__Data lines__:
######

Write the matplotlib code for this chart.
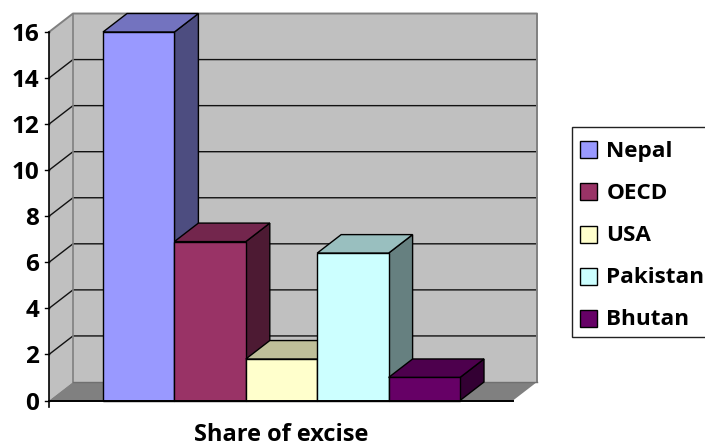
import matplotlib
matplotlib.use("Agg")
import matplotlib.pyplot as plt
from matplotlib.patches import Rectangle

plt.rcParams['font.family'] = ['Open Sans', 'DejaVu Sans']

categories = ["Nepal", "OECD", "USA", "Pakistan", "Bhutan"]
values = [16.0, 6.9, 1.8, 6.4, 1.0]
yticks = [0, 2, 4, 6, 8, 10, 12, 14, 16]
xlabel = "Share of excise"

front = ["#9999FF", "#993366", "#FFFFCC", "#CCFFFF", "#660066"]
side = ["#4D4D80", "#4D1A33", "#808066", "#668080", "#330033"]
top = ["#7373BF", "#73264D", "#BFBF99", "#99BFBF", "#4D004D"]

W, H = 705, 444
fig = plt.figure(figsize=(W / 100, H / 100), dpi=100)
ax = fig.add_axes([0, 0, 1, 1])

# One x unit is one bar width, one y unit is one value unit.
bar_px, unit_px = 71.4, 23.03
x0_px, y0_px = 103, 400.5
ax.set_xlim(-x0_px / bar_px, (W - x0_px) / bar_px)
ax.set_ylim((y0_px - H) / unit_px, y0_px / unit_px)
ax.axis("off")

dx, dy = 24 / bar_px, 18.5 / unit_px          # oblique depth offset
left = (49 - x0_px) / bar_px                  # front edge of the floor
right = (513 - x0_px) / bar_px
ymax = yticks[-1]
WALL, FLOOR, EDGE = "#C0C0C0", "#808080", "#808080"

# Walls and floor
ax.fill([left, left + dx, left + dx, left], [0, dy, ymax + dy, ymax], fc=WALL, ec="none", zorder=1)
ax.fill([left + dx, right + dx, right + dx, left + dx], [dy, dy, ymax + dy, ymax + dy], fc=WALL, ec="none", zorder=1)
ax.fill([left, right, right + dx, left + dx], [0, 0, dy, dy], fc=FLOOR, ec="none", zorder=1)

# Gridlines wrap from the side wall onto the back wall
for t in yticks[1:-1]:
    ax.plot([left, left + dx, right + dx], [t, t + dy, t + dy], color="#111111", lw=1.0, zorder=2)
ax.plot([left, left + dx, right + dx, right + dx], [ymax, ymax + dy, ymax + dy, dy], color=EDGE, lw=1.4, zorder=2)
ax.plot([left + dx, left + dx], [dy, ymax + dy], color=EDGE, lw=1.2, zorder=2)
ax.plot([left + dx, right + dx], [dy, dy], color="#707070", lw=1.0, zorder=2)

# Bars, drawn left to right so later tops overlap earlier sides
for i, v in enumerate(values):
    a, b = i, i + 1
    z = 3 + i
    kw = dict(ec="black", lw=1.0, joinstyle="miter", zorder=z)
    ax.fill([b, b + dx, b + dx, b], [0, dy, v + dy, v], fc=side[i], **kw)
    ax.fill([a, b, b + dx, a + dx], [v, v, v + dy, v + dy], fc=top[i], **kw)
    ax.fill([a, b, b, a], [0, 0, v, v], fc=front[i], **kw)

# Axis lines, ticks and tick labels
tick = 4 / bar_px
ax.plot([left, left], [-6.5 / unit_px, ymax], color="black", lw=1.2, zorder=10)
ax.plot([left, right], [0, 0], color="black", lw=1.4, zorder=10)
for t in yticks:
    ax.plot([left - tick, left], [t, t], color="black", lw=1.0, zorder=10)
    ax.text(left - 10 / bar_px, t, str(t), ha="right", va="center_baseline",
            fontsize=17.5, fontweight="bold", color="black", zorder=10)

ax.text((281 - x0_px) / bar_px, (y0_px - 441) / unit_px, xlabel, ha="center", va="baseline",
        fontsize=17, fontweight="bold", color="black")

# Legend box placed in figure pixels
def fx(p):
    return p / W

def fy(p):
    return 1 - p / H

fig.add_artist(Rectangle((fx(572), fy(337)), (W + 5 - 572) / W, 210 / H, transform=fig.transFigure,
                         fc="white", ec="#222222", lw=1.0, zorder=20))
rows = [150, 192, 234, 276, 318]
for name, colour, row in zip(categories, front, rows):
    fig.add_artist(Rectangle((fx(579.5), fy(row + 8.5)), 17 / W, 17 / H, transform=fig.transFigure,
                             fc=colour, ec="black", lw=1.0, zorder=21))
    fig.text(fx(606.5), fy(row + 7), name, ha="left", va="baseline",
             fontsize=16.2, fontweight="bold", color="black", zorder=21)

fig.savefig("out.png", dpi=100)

######

__Exercise requirements__: Omit pictures; set down the rest of the material word for word.

__Task output__:
Write the matplotlib code for this chart.
import matplotlib
matplotlib.use("Agg")
import matplotlib.pyplot as plt
from matplotlib.patches import Rectangle

plt.rcParams['font.family'] = ['Open Sans', 'DejaVu Sans']

categories = ["Nepal", "OECD", "USA", "Pakistan", "Bhutan"]
values = [16.0, 6.9, 1.8, 6.4, 1.0]
yticks = [0, 2, 4, 6, 8, 10, 12, 14, 16]
xlabel = "Share of excise"

front = ["#9999FF", "#993366", "#FFFFCC", "#CCFFFF", "#660066"]
side = ["#4D4D80", "#4D1A33", "#808066", "#668080", "#330033"]
top = ["#7373BF", "#73264D", "#BFBF99", "#99BFBF", "#4D004D"]

W, H = 705, 444
fig = plt.figure(figsize=(W / 100, H / 100), dpi=100)
ax = fig.add_axes([0, 0, 1, 1])

# One x unit is one bar width, one y unit is one value unit.
bar_px, unit_px = 71.4, 23.03
x0_px, y0_px = 103, 400.5
ax.set_xlim(-x0_px / bar_px, (W - x0_px) / bar_px)
ax.set_ylim((y0_px - H) / unit_px, y0_px / unit_px)
ax.axis("off")

dx, dy = 24 / bar_px, 18.5 / unit_px          # oblique depth offset
left = (49 - x0_px) / bar_px                  # front edge of the floor
right = (513 - x0_px) / bar_px
ymax = yticks[-1]
WALL, FLOOR, EDGE = "#C0C0C0", "#808080", "#808080"

# Walls and floor
ax.fill([left, left + dx, left + dx, left], [0, dy, ymax + dy, ymax], fc=WALL, ec="none", zorder=1)
ax.fill([left + dx, right + dx, right + dx, left + dx], [dy, dy, ymax + dy, ymax + dy], fc=WALL, ec="none", zorder=1)
ax.fill([left, right, right + dx, left + dx], [0, 0, dy, dy], fc=FLOOR, ec="none", zorder=1)

# Gridlines wrap from the side wall onto the back wall
for t in yticks[1:-1]:
    ax.plot([left, left + dx, right + dx], [t, t + dy, t + dy], color="#111111", lw=1.0, zorder=2)
ax.plot([left, left + dx, right + dx, right + dx], [ymax, ymax + dy, ymax + dy, dy], color=EDGE, lw=1.4, zorder=2)
ax.plot([left + dx, left + dx], [dy, ymax + dy], color=EDGE, lw=1.2, zorder=2)
ax.plot([left + dx, right + dx], [dy, dy], color="#707070", lw=1.0, zorder=2)

# Bars, drawn left to right so later tops overlap earlier sides
for i, v in enumerate(values):
    a, b = i, i + 1
    z = 3 + i
    kw = dict(ec="black", lw=1.0, joinstyle="miter", zorder=z)
    ax.fill([b, b + dx, b + dx, b], [0, dy, v + dy, v], fc=side[i], **kw)
    ax.fill([a, b, b + dx, a + dx], [v, v, v + dy, v + dy], fc=top[i], **kw)
    ax.fill([a, b, b, a], [0, 0, v, v], fc=front[i], **kw)

# Axis lines, ticks and tick labels
tick = 4 / bar_px
ax.plot([left, left], [-6.5 / unit_px, ymax], color="black", lw=1.2, zorder=10)
ax.plot([left, right], [0, 0], color="black", lw=1.4, zorder=10)
for t in yticks:
    ax.plot([left - tick, left], [t, t], color="black", lw=1.0, zorder=10)
    ax.text(left - 10 / bar_px, t, str(t), ha="right", va="center_baseline",
            fontsize=17.5, fontweight="bold", color="black", zorder=10)

ax.text((281 - x0_px) / bar_px, (y0_px - 441) / unit_px, xlabel, ha="center", va="baseline",
        fontsize=17, fontweight="bold", color="black")

# Legend box placed in figure pixels
def fx(p):
    return p / W

def fy(p):
    return 1 - p / H

fig.add_artist(Rectangle((fx(572), fy(337)), (W + 5 - 572) / W, 210 / H, transform=fig.transFigure,
                         fc="white", ec="#222222", lw=1.0, zorder=20))
rows = [150, 192, 234, 276, 318]
for name, colour, row in zip(categories, front, rows):
    fig.add_artist(Rectangle((fx(579.5), fy(row + 8.5)), 17 / W, 17 / H, transform=fig.transFigure,
                             fc=colour, ec="black", lw=1.0, zorder=21))
    fig.text(fx(606.5), fy(row + 7), name, ha="left", va="baseline",
             fontsize=16.2, fontweight="bold", color="black", zorder=21)

fig.savefig("out.png", dpi=100)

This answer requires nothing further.